**Supplied material:**
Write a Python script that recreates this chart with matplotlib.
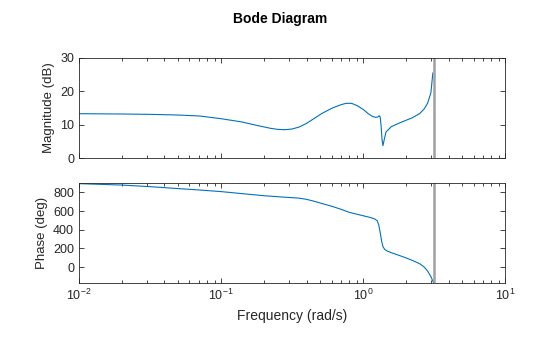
import numpy as np
import matplotlib
matplotlib.use('Agg')
import matplotlib.pyplot as plt

plt.rcParams['font.family'] = ['Liberation Sans', 'DejaVu Sans']
plt.rcParams['mathtext.fontset'] = 'custom'
plt.rcParams['mathtext.rm'] = 'Liberation Sans'
plt.rcParams['mathtext.default'] = 'regular'

# values (frequency in rad/s)
mag_w = [0.01, 0.02, 0.0316, 0.05, 0.0708, 0.1, 0.141, 0.178, 0.224, 0.251, 0.282,
         0.316, 0.355, 0.40, 0.45, 0.51, 0.60, 0.70, 0.76, 0.83, 0.91, 1.0, 1.08,
         1.15, 1.22, 1.27, 1.30, 1.32, 1.34, 1.36, 1.38, 1.41, 1.45, 1.58, 1.8,
         2.0, 2.2, 2.5, 2.7, 2.85, 3.0, 3.1]
mag_db = [13.3, 13.2, 13.1, 12.9, 12.6, 11.8, 10.8, 9.8, 8.9, 8.6, 8.5,
          8.7, 9.3, 10.4, 11.8, 13.3, 14.9, 16.0, 16.4, 16.4, 15.7, 14.6, 13.4,
          12.6, 12.2, 12.3, 12.7, 12.3, 9.5, 5.5, 3.7, 5.6, 7.8, 9.4, 10.5,
          11.3, 12.0, 13.3, 14.8, 16.5, 19.5, 25.5]

ph_w = [0.01, 0.02, 0.0316, 0.05, 0.0708, 0.1, 0.141, 0.2, 0.282, 0.355, 0.40,
        0.45, 0.51, 0.60, 0.70, 0.80, 0.91, 1.0, 1.1, 1.2, 1.26, 1.29, 1.32,
        1.35, 1.38, 1.42, 1.48, 1.6, 1.8, 2.0, 2.24, 2.51, 2.7, 2.85, 3.0, 3.14]
ph_deg = [893, 878, 861, 840, 825, 808, 786, 764, 748, 738, 725,
          706, 682, 652, 619, 586, 565, 550, 535, 518, 495, 450, 370,
          280, 220, 190, 172, 152, 125, 100, 70, 36, 0, -43, -100, -169]

nyq = np.pi
line_c = '#0072BD'
grey = '#A0A0A0'

fig = plt.figure(figsize=(5.6, 3.37), dpi=100)
ax1 = fig.add_axes([0.141, 0.531, 0.761, 0.297])
ax2 = fig.add_axes([0.141, 0.160, 0.761, 0.297])

ax1.semilogx(mag_w, mag_db, color=line_c, lw=0.8)
ax1.axvline(nyq, color=grey, lw=1.8)
ax1.set_ylim(0, 30)
ax1.set_yticks([0, 10, 20, 30])
ax1.set_ylabel('Magnitude (dB)', fontsize=9.5, color='#262626')
ax1.tick_params(labelbottom=False)

ax2.semilogx(ph_w, ph_deg, color=line_c, lw=0.8)
ax2.axvline(nyq, color=grey, lw=1.8)
ax2.set_ylim(-170, 900)
ax2.set_yticks([0, 200, 400, 600, 800])
ax2.set_ylabel('Phase (deg)', fontsize=9.5, color='#262626')
ax2.set_xlabel('Frequency (rad/s)', fontsize=10, color='#262626')

for ax in (ax1, ax2):
    ax.set_xlim(1e-2, 1e1)
    ax.tick_params(which='both', direction='in', top=True, right=True,
                   labelsize=9, colors='#262626', width=0.6)
    ax.tick_params(which='major', length=3.5)
    ax.tick_params(which='minor', length=2)
    for s in ax.spines.values():
        s.set_linewidth(0.6)
        s.set_color('#262626')

fig.suptitle('Bode Diagram', fontsize=10, fontweight='bold', y=0.965)

fig.savefig('out.png', dpi=100)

**Requirements:** Omitting all pictures, restate exactly the lines of the material from its start through the line that contains "ax1.tick_params(labelbottom=False)".

**Written answer:**
Write a Python script that recreates this chart with matplotlib.
import numpy as np
import matplotlib
matplotlib.use('Agg')
import matplotlib.pyplot as plt

plt.rcParams['font.family'] = ['Liberation Sans', 'DejaVu Sans']
plt.rcParams['mathtext.fontset'] = 'custom'
plt.rcParams['mathtext.rm'] = 'Liberation Sans'
plt.rcParams['mathtext.default'] = 'regular'

# values (frequency in rad/s)
mag_w = [0.01, 0.02, 0.0316, 0.05, 0.0708, 0.1, 0.141, 0.178, 0.224, 0.251, 0.282,
         0.316, 0.355, 0.40, 0.45, 0.51, 0.60, 0.70, 0.76, 0.83, 0.91, 1.0, 1.08,
         1.15, 1.22, 1.27, 1.30, 1.32, 1.34, 1.36, 1.38, 1.41, 1.45, 1.58, 1.8,
         2.0, 2.2, 2.5, 2.7, 2.85, 3.0, 3.1]
mag_db = [13.3, 13.2, 13.1, 12.9, 12.6, 11.8, 10.8, 9.8, 8.9, 8.6, 8.5,
          8.7, 9.3, 10.4, 11.8, 13.3, 14.9, 16.0, 16.4, 16.4, 15.7, 14.6, 13.4,
          12.6, 12.2, 12.3, 12.7, 12.3, 9.5, 5.5, 3.7, 5.6, 7.8, 9.4, 10.5,
          11.3, 12.0, 13.3, 14.8, 16.5, 19.5, 25.5]

ph_w = [0.01, 0.02, 0.0316, 0.05, 0.0708, 0.1, 0.141, 0.2, 0.282, 0.355, 0.40,
        0.45, 0.51, 0.60, 0.70, 0.80, 0.91, 1.0, 1.1, 1.2, 1.26, 1.29, 1.32,
        1.35, 1.38, 1.42, 1.48, 1.6, 1.8, 2.0, 2.24, 2.51, 2.7, 2.85, 3.0, 3.14]
ph_deg = [893, 878, 861, 840, 825, 808, 786, 764, 748, 738, 725,
          706, 682, 652, 619, 586, 565, 550, 535, 518, 495, 450, 370,
          280, 220, 190, 172, 152, 125, 100, 70, 36, 0, -43, -100, -169]

nyq = np.pi
line_c = '#0072BD'
grey = '#A0A0A0'

fig = plt.figure(figsize=(5.6, 3.37), dpi=100)
ax1 = fig.add_axes([0.141, 0.531, 0.761, 0.297])
ax2 = fig.add_axes([0.141, 0.160, 0.761, 0.297])

ax1.semilogx(mag_w, mag_db, color=line_c, lw=0.8)
ax1.axvline(nyq, color=grey, lw=1.8)
ax1.set_ylim(0, 30)
ax1.set_yticks([0, 10, 20, 30])
ax1.set_ylabel('Magnitude (dB)', fontsize=9.5, color='#262626')
ax1.tick_params(labelbottom=False)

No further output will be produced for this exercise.